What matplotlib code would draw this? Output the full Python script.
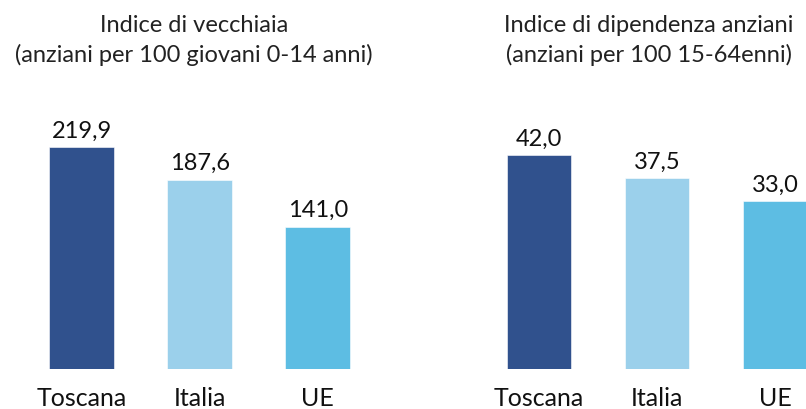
import numpy as np
import matplotlib.pyplot as plt

areas = ['Toscana', 'Italia', 'UE']
vecchiaia = [219.9, 187.6, 141.0]
dipendenza = [42.0, 37.5, 33.0]
titles = [('Indice di vecchiaia', '(anziani per 100 giovani 0-14 anni)'),
          ('Indice di dipendenza anziani', '(anziani per 100 15-64enni)')]
colors = ['#30518d', '#9bd0eb', '#5dbde3']

plt.rcParams['font.family'] = ['Lato', 'DejaVu Sans']

W, H = 806, 409
fig = plt.figure(figsize=(W / 100, H / 100), dpi=100)

# axes in pixel layout: bottom of bars at y=369, bar pitch 118 px
def px_axes(x0, x1):
    return fig.add_axes([x0 / W, (H - 369) / H, (x1 - x0) / W, 269 / H])

ax1 = px_axes(0, 403)
ax2 = px_axes(403, 806)

# (axes, values, first bar centre relative to axes left, px per unit, title centre)
panels = [(ax1, vecchiaia, 81.7, 1.008, 194),
          (ax2, dipendenza, 136.0, 5.09, 649)]

for (ax, vals, c0, scale, tx), title in zip(panels, titles):
    x = np.arange(len(vals))
    ax.bar(x, vals, width=0.55, color=colors, edgecolor='white', linewidth=0.4)
    ax.set_xlim(-c0 / 118, (403 - c0) / 118)
    ax.set_ylim(0, 269 / scale)
    for xi, v in zip(x, vals):
        ax.annotate(f'{v:.1f}'.replace('.', ','), (xi, v), xytext=(0, 4),
                    textcoords='offset points', ha='center', va='bottom',
                    fontsize=17, color='#111111', annotation_clip=False)
    for xi, name in zip(x, areas):
        ax.text(xi, -37 / scale, name, ha='center', va='baseline',
                fontsize=18, color='#111111')
    ax.set_xticks([])
    ax.set_yticks([])
    for s in ax.spines.values():
        s.set_visible(False)
    ax.patch.set_alpha(0)
    fig.text(tx / W, 1 - 32 / H, title[0], ha='center', va='baseline',
             fontsize=17, color='#222222')
    fig.text(tx / W, 1 - 62 / H, title[1], ha='center', va='baseline',
             fontsize=17, color='#222222')

fig.savefig('out.png', dpi=100)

:: To do ::
Give the data above again in full and unchanged, skipping the pictures.

:: Written solution ::
What matplotlib code would draw this? Output the full Python script.
import numpy as np
import matplotlib.pyplot as plt

areas = ['Toscana', 'Italia', 'UE']
vecchiaia = [219.9, 187.6, 141.0]
dipendenza = [42.0, 37.5, 33.0]
titles = [('Indice di vecchiaia', '(anziani per 100 giovani 0-14 anni)'),
          ('Indice di dipendenza anziani', '(anziani per 100 15-64enni)')]
colors = ['#30518d', '#9bd0eb', '#5dbde3']

plt.rcParams['font.family'] = ['Lato', 'DejaVu Sans']

W, H = 806, 409
fig = plt.figure(figsize=(W / 100, H / 100), dpi=100)

# axes in pixel layout: bottom of bars at y=369, bar pitch 118 px
def px_axes(x0, x1):
    return fig.add_axes([x0 / W, (H - 369) / H, (x1 - x0) / W, 269 / H])

ax1 = px_axes(0, 403)
ax2 = px_axes(403, 806)

# (axes, values, first bar centre relative to axes left, px per unit, title centre)
panels = [(ax1, vecchiaia, 81.7, 1.008, 194),
          (ax2, dipendenza, 136.0, 5.09, 649)]

for (ax, vals, c0, scale, tx), title in zip(panels, titles):
    x = np.arange(len(vals))
    ax.bar(x, vals, width=0.55, color=colors, edgecolor='white', linewidth=0.4)
    ax.set_xlim(-c0 / 118, (403 - c0) / 118)
    ax.set_ylim(0, 269 / scale)
    for xi, v in zip(x, vals):
        ax.annotate(f'{v:.1f}'.replace('.', ','), (xi, v), xytext=(0, 4),
                    textcoords='offset points', ha='center', va='bottom',
                    fontsize=17, color='#111111', annotation_clip=False)
    for xi, name in zip(x, areas):
        ax.text(xi, -37 / scale, name, ha='center', va='baseline',
                fontsize=18, color='#111111')
    ax.set_xticks([])
    ax.set_yticks([])
    for s in ax.spines.values():
        s.set_visible(False)
    ax.patch.set_alpha(0)
    fig.text(tx / W, 1 - 32 / H, title[0], ha='center', va='baseline',
             fontsize=17, color='#222222')
    fig.text(tx / W, 1 - 62 / H, title[1], ha='center', va='baseline',
             fontsize=17, color='#222222')

fig.savefig('out.png', dpi=100)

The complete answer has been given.